Tiers are simply numeric, starting with 0
as tier 1 and ending with 2
as tier 3. Int.MaxInt
/ Integer.MAX_VALUE
indicate “any tier”, meaning no tier indicator will be shown in the GUI slot.
registerDisassemblerTemplate
takes an NBT tag with the following format:
{ name : `String` // This is optional, used only in logging. select : `String` // Name of static method to call for checking if a stack can be disassembled. disassemble : `String` // Name of static method to call to to get results for a disassembly operation. }
Signatures for callbacks:
boolean select(ItemStack stack)
ItemStack[] disassemble(ItemStack stack, ItemStack[] ingredients)
It will be called whenever any item is disassembled, and should only return a list of (additional) ingredients where appropriate. It will also be called to check if an item can be disassembled at all.
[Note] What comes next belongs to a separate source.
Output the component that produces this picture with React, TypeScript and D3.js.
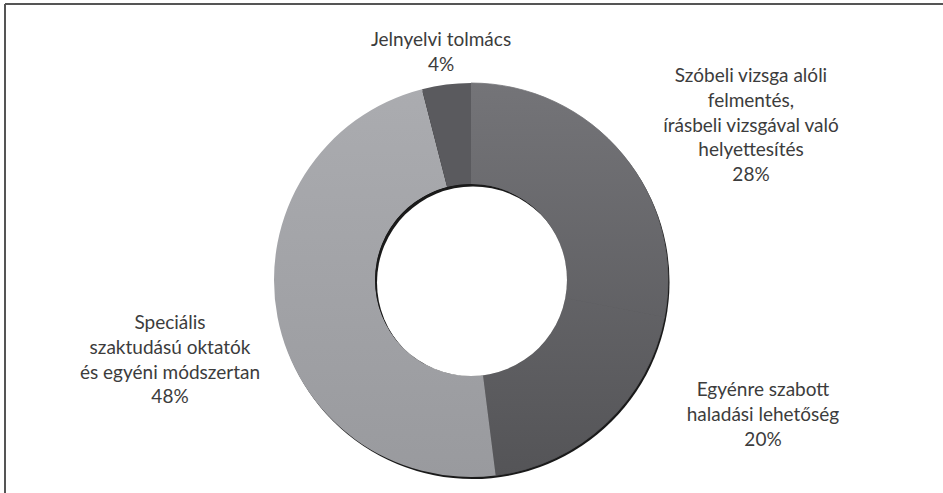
import React from "react";
import * as d3 from "d3";

const categories = [
  "Szóbeli vizsga alóli felmentés, írásbeli vizsgával való helyettesítés",
  "Egyénre szabott haladási lehetőség",
  "Speciális szaktudású oktatók és egyéni módszertan",
  "Jelnyelvi tolmács",
];
const values = [28, 20, 48, 4];
const labelLines = [
  ["Szóbeli vizsga alóli", "felmentés,", "írásbeli vizsgával való", "helyettesítés", "28%"],
  ["Egyénre szabott", "haladási lehetőség", "20%"],
  ["Speciális", "szaktudású oktatók", "és egyéni módszertan", "48%"],
  ["Jelnyelvi tolmács", "4%"],
];
const fills = ["url(#gDark)", "url(#gDark)", "url(#gLight)", "#5a5a5e"];
// label anchor: center x, first baseline y
const labelPos = [
  [751, 82],
  [763, 396],
  [170, 329],
  [441, 46],
];

export default function App() {
  const W = 943, H = 493;
  const cx = 471, cy = 280, R = 197, r = 96;
  const pie = d3.pie<number>().sort(null).value((d) => d);
  const arcs = pie(values);
  const arcGen = d3.arc<d3.PieArcDatum<number>>().innerRadius(r).outerRadius(R);
  const lh = 24.8;
  return (
    <svg width={W} height={H} style={{ position: "absolute", left: 0, top: 0, background: "#fff" }}>
      <defs>
        <linearGradient id="gDark" gradientUnits="userSpaceOnUse" x1="0" y1={-R} x2="0" y2={R}>
          <stop offset="0" stopColor="#747478" />
          <stop offset="1" stopColor="#545457" />
        </linearGradient>
        <linearGradient id="gLight" gradientUnits="userSpaceOnUse" x1="0" y1={-R} x2="0" y2={R}>
          <stop offset="0" stopColor="#abacb0" />
          <stop offset="1" stopColor="#999a9e" />
        </linearGradient>
        <clipPath id="holeClip">
          <circle cx={cx} cy={cy} r={r} />
        </clipPath>
      </defs>
      {/* frame */}
      <line x1={5} y1={4} x2={W} y2={4} stroke="#555" strokeWidth={2} />
      <line x1={5} y1={4} x2={5} y2={H} stroke="#555" strokeWidth={2} />
      {/* outer shadow */}
      <circle cx={cx + 1.5} cy={cy + 2} r={R} fill="#1a1a1a" />
      <g transform={`translate(${cx},${cy})`}>
        {arcs.map((a, i) => (
          <path
            key={categories[i]}
            d={arcGen(a) || ""}
            fill={fills[i]}
            stroke={i < 2 ? fills[i] : "none"}
            strokeWidth={0.8}
          />
        ))}
      </g>
      {/* inner shadow */}
      <g clipPath="url(#holeClip)">
        <circle cx={cx} cy={cy} r={r} fill="#1a1a1a" />
        <circle cx={cx + 2} cy={cy + 2.5} r={r} fill="#fff" />
      </g>
      {labelLines.map((lines, i) => (
        <text
          key={categories[i]}
          x={labelPos[i][0]}
          y={labelPos[i][1]}
          textAnchor="middle"
          fontFamily="Lato, sans-serif"
          fontSize={19}
          fill="#3c3c3c"
        >
          {lines.map((t, j) => (
            <tspan key={j} x={labelPos[i][0]} dy={j === 0 ? 0 : lh}>
              {t}
            </tspan>
          ))}
        </text>
      ))}
    </svg>
  );
}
In your FMLInitializationEvent
handler:
NBTCompoundTag nbt = new NBTCompoundTag(); nbt.setString("select", "com.example.mod.Callbacks.ocAssemblerSelect"); nbt.setString("validate", "com.example.mod.Callbacks.ocAssemblerValidate"); nbt.setString("assemble", "com.example.mod.Callbacks.ocAssemblerAssemble"); // ... FMLInterModComms.sendMessage("OpenComputers", "registerDisassemblerTemplate", nbt);
Be careful to use a separate NBT compound for each registered template, since they are evaluated when the IMC message is received by OC, which happens asynchronously at a later point in time.
For a “reference” implementation, see how the robot templates are implemented.